Patricia Cornwell endows conservationist at Straus Center

2 min read

Harvard Art Museum announced the establishment of the Patricia Cornwell Conservation Scientist position at the museum’s Straus Center for Conservation and Technical Studies. Funded by a $1 million commitment from best-selling author Patricia Cornwell, the Cornwell Conservation Scientist will play a key role in the analytical laboratory and beyond.

“I am delighted to thank Patricia for this generous commitment and the important work it will advance at the Harvard Art Museum,” said Thomas W. Lentz, director of the Art Museum, in the Nov. 19 announcement. “Thanks to her support, our scientists will continue to develop new techniques that can advance conservation applications in museums all over the world.”

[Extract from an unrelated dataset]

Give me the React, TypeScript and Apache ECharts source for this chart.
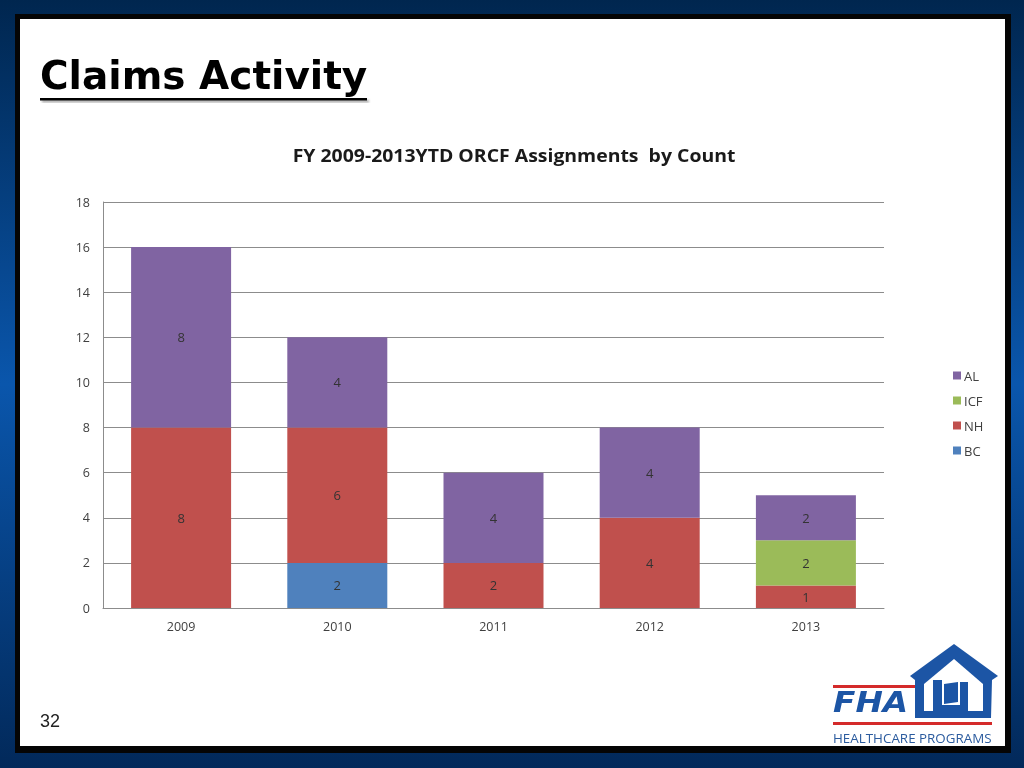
import React, { useEffect, useRef } from "react";
import * as echarts from "echarts";

const categories = ["2009", "2010", "2011", "2012", "2013"];
const bcValues = [0, 2, 0, 0, 0];
const nhValues = [8, 6, 2, 4, 1];
const icfValues = [0, 0, 0, 0, 2];
const alValues = [8, 4, 4, 4, 2];
const legendNames = ["AL", "ICF", "NH", "BC"];

const chartTitle = "FY 2009-2013YTD ORCF Assignments  by Count";
const slideTitle = "Claims Activity";
const pageNumber = "32";

const BLUE_LOGO = "#1c55a5";
const RED_LOGO = "#d42a2a";

export default function App() {
  const ref = useRef<HTMLDivElement>(null);

  useEffect(() => {
    document.body.style.margin = "0";
    const chart = echarts.init(ref.current!, undefined, { renderer: "svg" });
    const labelCfg = {
      show: true,
      position: "inside",
      color: "#333333",
      fontSize: 13,
      fontFamily: "Open Sans",
      formatter: (p: any) => (p.value ? String(p.value) : ""),
    };
    const mk = (name: string, data: number[], color: string) => ({
      name,
      type: "bar",
      stack: "total",
      data,
      barWidth: 100,
      itemStyle: { color },
      label: labelCfg,
      emphasis: { disabled: true },
    });

    chart.setOption({
      animation: false,
      grid: { left: 103, right: 140, top: 202, bottom: 160 },
      legend: {
        data: legendNames,
        orient: "vertical",
        left: 953,
        top: 369,
        itemWidth: 8,
        itemHeight: 8,
        itemGap: 12,
        icon: "rect",
        padding: 0,
        textStyle: { fontSize: 13, color: "#404040", fontFamily: "Open Sans", padding: [0, 0, 0, -2] },
      },
      xAxis: {
        type: "category",
        data: categories,
        axisLine: { lineStyle: { color: "#8c8c8c" } },
        axisTick: { show: false },
        axisLabel: { color: "#404040", fontSize: 12.5, margin: 12, fontFamily: "Open Sans" },
      },
      yAxis: {
        type: "value",
        min: 0,
        max: 18,
        interval: 2,
        axisLine: { show: true, lineStyle: { color: "#8c8c8c" } },
        axisTick: { show: false },
        splitLine: { lineStyle: { color: "#8c8c8c" } },
        axisLabel: { color: "#404040", fontSize: 12.5, margin: 13, fontFamily: "Open Sans" },
      },
      series: [
        mk("BC", bcValues, "#4F81BD"),
        mk("NH", nhValues, "#C0504D"),
        mk("ICF", icfValues, "#9BBB59"),
        mk("AL", alValues, "#8064A2"),
      ],
      graphic: [
        {
          type: "rect",
          z: -20,
          shape: { x: 0, y: 0, width: 1024, height: 768 },
          style: {
            fill: {
              type: "linear",
              x: 0,
              y: 0,
              x2: 0,
              y2: 1,
              colorStops: [
                { offset: 0, color: "#00264f" },
                { offset: 0.5, color: "#0a56ac" },
                { offset: 1, color: "#02295a" },
              ],
            },
          },
        },
        {
          type: "rect",
          z: -19,
          shape: { x: 15, y: 14, width: 996, height: 739 },
          style: { fill: "#050505" },
        },
        {
          type: "rect",
          z: -18,
          shape: { x: 20, y: 19, width: 985, height: 727 },
          style: { fill: "#ffffff" },
        },
        {
          type: "text",
          z: 5,
          x: 514,
          y: 155,
          scaleX: 1.08,
          style: {
            text: chartTitle,
            fill: "#1a1a1a",
            font: "bold 18px 'Open Sans'",
            textAlign: "center",
            textVerticalAlign: "middle",
          },
        },
        {
          type: "text",
          z: 5,
          x: 40,
          y: 95,
          style: {
            text: slideTitle,
            fill: "#000000",
            font: "bold 39px 'DejaVu Sans'",
            textVerticalAlign: "bottom",
            textBaseline: "alphabetic",
            shadowColor: "rgba(0,0,0,0.35)",
            shadowOffsetX: 2,
            shadowOffsetY: 2,
            shadowBlur: 2,
          },
        },
        {
          type: "rect",
          z: 5,
          shape: { x: 40, y: 98, width: 327, height: 2.5 },
          style: { fill: "#000", shadowColor: "rgba(0,0,0,0.35)", shadowOffsetX: 2, shadowOffsetY: 2, shadowBlur: 2 },
        },
        {
          type: "text",
          z: 5,
          x: 40,
          y: 721,
          style: {
            text: pageNumber,
            fill: "#222",
            font: "18px 'Liberation Sans'",
            textVerticalAlign: "middle",
          },
        },
        // logo
        {
          type: "group",
          z: 5,
          children: [
            { type: "rect", shape: { x: 833, y: 685, width: 84, height: 3 }, style: { fill: RED_LOGO } },
            { type: "rect", shape: { x: 833, y: 722, width: 159, height: 3 }, style: { fill: RED_LOGO } },
            {
              type: "text",
              x: 833,
              y: 716,
              scaleX: 1.13,
              style: {
                text: "FHA",
                fill: BLUE_LOGO,
                font: "italic bold 29px 'DejaVu Sans'",
                textBaseline: "alphabetic",
                textVerticalAlign: "bottom",
              },
            },
            {
              type: "text",
              x: 833,
              y: 738,
              scaleX: 1.03,
              style: {
                text: "HEALTHCARE PROGRAMS",
                fill: "#2b5b9e",
                font: "13px 'Open Sans'",
                textVerticalAlign: "middle",
              },
            },
            {
              type: "polygon",
              shape: {
                points: [
                  [910, 676], [954, 644], [998, 676], [992, 680], [991, 718],
                  [915, 718], [915, 680],
                ],
              },
              style: { fill: BLUE_LOGO },
            },
            {
              type: "polygon",
              shape: {
                points: [[924, 684], [954, 659], [983, 684], [983, 711], [924, 711]],
              },
              style: { fill: "#ffffff" },
            },
            {
              type: "polygon",
              shape: {
                points: [
                  [933, 680], [942, 680], [942, 705], [960, 705], [960, 682],
                  [968, 682], [968, 713], [933, 713],
                ],
              },
              style: { fill: BLUE_LOGO },
            },
            {
              type: "polygon",
              shape: { points: [[944, 684], [958, 682], [958, 702], [944, 704]] },
              style: { fill: BLUE_LOGO },
            },
          ],
        },
      ],
    });
    return () => chart.dispose();
  }, []);

  return (
    <div
      ref={ref}
      style={{ position: "fixed", left: 0, top: 0, width: 1024, height: 768 }}
    />
  );
}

The oldest facility of its kind in the United States, the Straus Center specializes in the conservation and study of works ranging from paintings and sculpture, to historical and archaeological artifacts. Cornwell’s interest in conservation science stems from her writing, which combines forensic science with the arts, including her book “Portrait of a Serial Killer: Jack the Ripper — Case Closed.” Through her own use of forensic techniques, Cornwell makes a compelling case against the well-known British painter Walter Sickert, who she theorizes to be the real Jack the Ripper.

A longtime supporter of the Harvard Art Museum, Cornwell’s other donations include a major collection of paintings, drawings, and prints by Sickert, James Abbott McNeill Whistler, and Augustus Edwin John, as well as critical equipment like the Foster and Freeman VSC 5000 she donated in 2005. This sophisticated forensic device, widely used to detect forged passports and counterfeit currency, allows for new ways to examine artwork through an electromagnetic spectrum — crucial for detecting forgeries, as well as changes and damages to artwork. The device also can view previously elusive underdrawings to help uncover the artist’s original intentions and the evolution of a piece.

“I am pleased to be able to support the work of the Harvard Art Museum and the Straus Center,” said Cornwell. “Harvard is the center of groundbreaking research in many areas of study, and I am confident that the Cornwell Conservation Scientist will make strong contributions to advancing the field of conservation science.”